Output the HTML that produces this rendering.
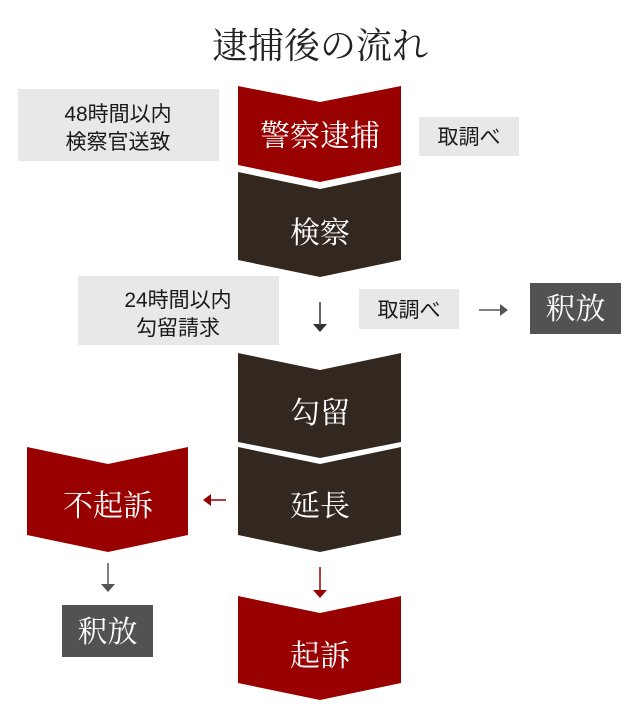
<!DOCTYPE html>
<html><head><meta charset="utf-8"><style>
html,body{margin:0;padding:0;background:#fff;}
svg{display:block;}
.t{font-family:"Liberation Serif","Noto Serif CJK SC",serif;fill:#fff;font-size:30px;text-anchor:middle;}
.s{font-family:"Liberation Sans","Noto Sans CJK JP",sans-serif;fill:#1a1a1a;font-size:21px;text-anchor:middle;}
</style></head><body>
<svg width="640" height="720" viewBox="0 0 640 720" xmlns="http://www.w3.org/2000/svg">
<text x="320" y="58" text-anchor="middle" font-family="Liberation Serif,'Noto Serif CJK SC',serif" font-size="36" fill="#222">逮捕後の流れ</text>

<rect x="18" y="89" width="201" height="72" fill="#e8e8e8"/>
<text class="s" x="118" y="121">48時間以内</text>
<text class="s" x="118" y="149">検察官送致</text>
<rect x="419" y="117" width="100" height="39" fill="#e8e8e8"/>
<text class="s" x="469" y="144">取調べ</text>
<rect x="78" y="276" width="201" height="69" fill="#e8e8e8"/>
<text class="s" x="178" y="307">24時間以内</text>
<text class="s" x="178" y="335">勾留請求</text>
<rect x="359" y="289" width="100" height="40" fill="#e8e8e8"/>
<text class="s" x="409" y="317">取調べ</text>
<rect x="530" y="283" width="91" height="51" fill="#525252"/>
<text class="t" x="575.5" y="319">釈放</text>
<rect x="62" y="605" width="91" height="52" fill="#525252"/>
<text class="t" x="107.5" y="642">釈放</text>

<polygon points="238,86 320,102 401,86 401,165 320,182 238,165" fill="#990000"/>
<text class="t" x="320" y="146">警察逮捕</text>
<polygon points="238,172 320,189 401,172 401,260 320,277 238,260" fill="#332820"/>
<text class="t" x="320" y="243">検察</text>
<polygon points="238,353 320,370 401,353 401,442 320,458 238,442" fill="#332820"/>
<text class="t" x="320" y="423">勾留</text>
<polygon points="238,447 320,464 401,447 401,535 320,552 238,535" fill="#332820"/>
<text class="t" x="320" y="516">延長</text>
<polygon points="27,447 108,464 188,447 188,535 108,552 27,535" fill="#990000"/>
<text class="t" x="108" y="516">不起訴</text>
<polygon points="238,596 320,613 401,596 401,683 320,700 238,683" fill="#990000"/>
<text class="t" x="320" y="666">起訴</text>

<line x1="320" y1="302" x2="320" y2="330" stroke="#333" stroke-width="1.5"/>
<polygon points="313,324 327,324 320,332" fill="#333"/>
<line x1="479" y1="310" x2="506" y2="310" stroke="#555" stroke-width="1.5"/>
<polygon points="500,304 500,316 508,310" fill="#555"/>
<line x1="205" y1="500" x2="226" y2="500" stroke="#990000" stroke-width="1.5"/>
<polygon points="211,494 211,506 203,500" fill="#990000"/>
<line x1="108" y1="563" x2="108" y2="590" stroke="#555" stroke-width="1.5"/>
<polygon points="101,584 115,584 108,592" fill="#555"/>
<line x1="320" y1="567" x2="320" y2="596" stroke="#990000" stroke-width="1.5"/>
<polygon points="313,590 327,590 320,598" fill="#990000"/>
</svg>
</body></html>
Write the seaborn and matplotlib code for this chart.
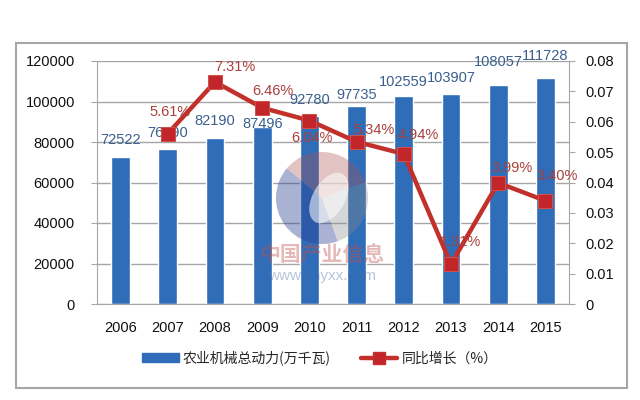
import seaborn as sns
import matplotlib.pyplot as plt
from matplotlib.patches import Rectangle, Patch, Wedge, Ellipse
from matplotlib.lines import Line2D
import numpy as np

# datos
anios = ['2006', '2007', '2008', '2009', '2010', '2011', '2012', '2013', '2014', '2015']
potencia = [72522, 76590, 82190, 87496, 92780, 97735, 102559, 103907, 108057, 111728]
anios_crec = ['2007', '2008', '2009', '2010', '2011', '2012', '2013', '2014', '2015']
crecimiento = [0.0561, 0.0731, 0.0646, 0.0604, 0.0534, 0.0494, 0.0131, 0.0399, 0.0340]
etiquetas_crec = ['5.61%', '7.31%', '6.46%', '6.04%', '5.34%', '4.94%', '1.31%', '3.99%', '3.40%']
nombre_barras = '农业机械总动力(万千瓦)'
nombre_linea = '同比增长（%）'

sns.set_style('white')
plt.rcParams['font.family'] = ['Liberation Sans', 'Noto Sans CJK SC', 'DejaVu Sans']

AZUL = '#2F6DB9'
ROJO = '#C1302B'
GRIS = '#A6A6A6'

fig = plt.figure(figsize=(6.4, 4), dpi=100)
ax = fig.add_axes([0.1516, 0.24, 0.889 - 0.1516, 0.8475 - 0.24])

sns.barplot(x=anios, y=potencia, ax=ax, color=AZUL, width=0.4, saturation=1)
ax.set_ylim(0, 120000)
ax.set_yticks(np.arange(0, 120001, 20000))
ax.set_xlim(-0.5, len(anios) - 0.5)
ax.set_xlabel('')
ax.set_ylabel('')
ax.yaxis.grid(True, color=GRIS, lw=1)
ax.set_axisbelow(True)
for s in ['top', 'right']:
    ax.spines[s].set_visible(False)
for s in ['left', 'bottom']:
    ax.spines[s].set_color(GRIS)
ax.tick_params(axis='y', length=4, color=GRIS, labelsize=10.5, labelcolor='#111111', pad=12)
ax.tick_params(axis='x', which='major', length=0, labelsize=10.5, labelcolor='#111111', pad=12)
ax.set_xticks(np.arange(-0.5, len(anios), 1), minor=True)
ax.tick_params(axis='x', which='minor', length=5, color=GRIS)

# etiquetas de barras
desp_barras = [17, 16, 17, 3, 16, 11, 14, 16, 23, 22]
for i, v in enumerate(potencia):
    ax.annotate(str(v), (i, v), xytext=(0, desp_barras[i]), textcoords='offset pixels',
                ha='center', va='center', fontsize=10.5, color='#3A5F8F')

ax2 = ax.twinx()
pos_crec = [anios.index(a) for a in anios_crec]
sns.lineplot(x=pos_crec, y=crecimiento, ax=ax2, color=ROJO, lw=3.2, marker='s',
             markersize=10, markerfacecolor='#C3262A', markeredgecolor='#D0504A')
ax2.set_ylim(0, 0.08)
ax2.set_yticks(np.arange(0, 0.081, 0.01))
ax2.set_yticklabels(['0'] + ['%.2f' % t for t in np.arange(0.01, 0.081, 0.01)])
ax2.set_xlim(-0.5, len(anios) - 0.5)
for s in ['top', 'left', 'bottom']:
    ax2.spines[s].set_visible(False)
ax2.spines['right'].set_color(GRIS)
ax2.tick_params(axis='y', length=4, color=GRIS, labelsize=10.5, labelcolor='#111111', pad=8)

desp_crec = [(2, 22), (20, 15), (11, 17), (3, -17), (17, 12), (14, 19), (10, 22), (14, 15), (12, 25)]
for p, v, t, d in zip(pos_crec, crecimiento, etiquetas_crec, desp_crec):
    ax2.annotate(t, (p, v), xytext=d, textcoords='offset pixels',
                 ha='center', va='center', fontsize=10.5, color='#A8403B')

# marca de agua (logo aproximado)
axm = fig.add_axes([(322 - 46) / 640, 1 - (198 + 46) / 400, 92 / 640, 92 / 400], zorder=5)
axm.set_xlim(-1, 1)
axm.set_ylim(-1, 1)
axm.axis('off')
axm.add_patch(Wedge((0, 0), 1, 20, 140, color='#B05050', alpha=0.35, lw=0))
axm.add_patch(Wedge((0, 0), 1, 140, 290, color='#2A3F90', alpha=0.4, lw=0))
axm.add_patch(Wedge((0, 0), 1, 290, 380, color='#8A8A8A', alpha=0.35, lw=0))
axm.add_patch(Ellipse((0.15, 0.0), 0.7, 1.2, angle=-30, color='white', alpha=0.55, lw=0))
fig.text(322 / 640, 1 - 255 / 400, '中国产业信息', fontsize=15, color='#C0504D', alpha=0.4,
         ha='center', va='center', family=['Noto Sans CJK SC'], weight='bold', zorder=6)
fig.text(322 / 640, 1 - 276 / 400, 'www.chyxx.com', fontsize=11, color='#4F6FA8', alpha=0.4,
         ha='center', va='center', zorder=6)

# leyenda
manejadores = [Patch(facecolor=AZUL, edgecolor=AZUL),
               Line2D([], [], color=ROJO, lw=3.2, marker='s', markersize=8, markerfacecolor='#C3262A')]
fig.legend(manejadores, [nombre_barras, nombre_linea], loc='center', bbox_to_anchor=(0.5, 0.105),
           ncol=2, frameon=False, handlelength=2.6, handleheight=0.7,
           columnspacing=2.2, handletextpad=0.3, prop={'family': ['Noto Sans CJK SC'], 'size': 10})

# marco exterior
fig.patches.append(Rectangle((16 / 640, 1 - 388 / 400), (627 - 16) / 640, (388 - 43) / 400,
                             transform=fig.transFigure, fill=False, edgecolor=GRIS, lw=1.5))

fig.savefig('out.png', dpi=100)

- - - -

§ **TASK STATEMENT**
In the entries above, find the line that contains "Write the seaborn" and the line that contains "nombre_linea = '同比增长（%）'". Reproduce exactly those two lines and every line between them, but not the pictures.

§ **EXERCISE OUTPUT**
Write the seaborn and matplotlib code for this chart.
import seaborn as sns
import matplotlib.pyplot as plt
from matplotlib.patches import Rectangle, Patch, Wedge, Ellipse
from matplotlib.lines import Line2D
import numpy as np

# datos
anios = ['2006', '2007', '2008', '2009', '2010', '2011', '2012', '2013', '2014', '2015']
potencia = [72522, 76590, 82190, 87496, 92780, 97735, 102559, 103907, 108057, 111728]
anios_crec = ['2007', '2008', '2009', '2010', '2011', '2012', '2013', '2014', '2015']
crecimiento = [0.0561, 0.0731, 0.0646, 0.0604, 0.0534, 0.0494, 0.0131, 0.0399, 0.0340]
etiquetas_crec = ['5.61%', '7.31%', '6.46%', '6.04%', '5.34%', '4.94%', '1.31%', '3.99%', '3.40%']
nombre_barras = '农业机械总动力(万千瓦)'
nombre_linea = '同比增长（%）'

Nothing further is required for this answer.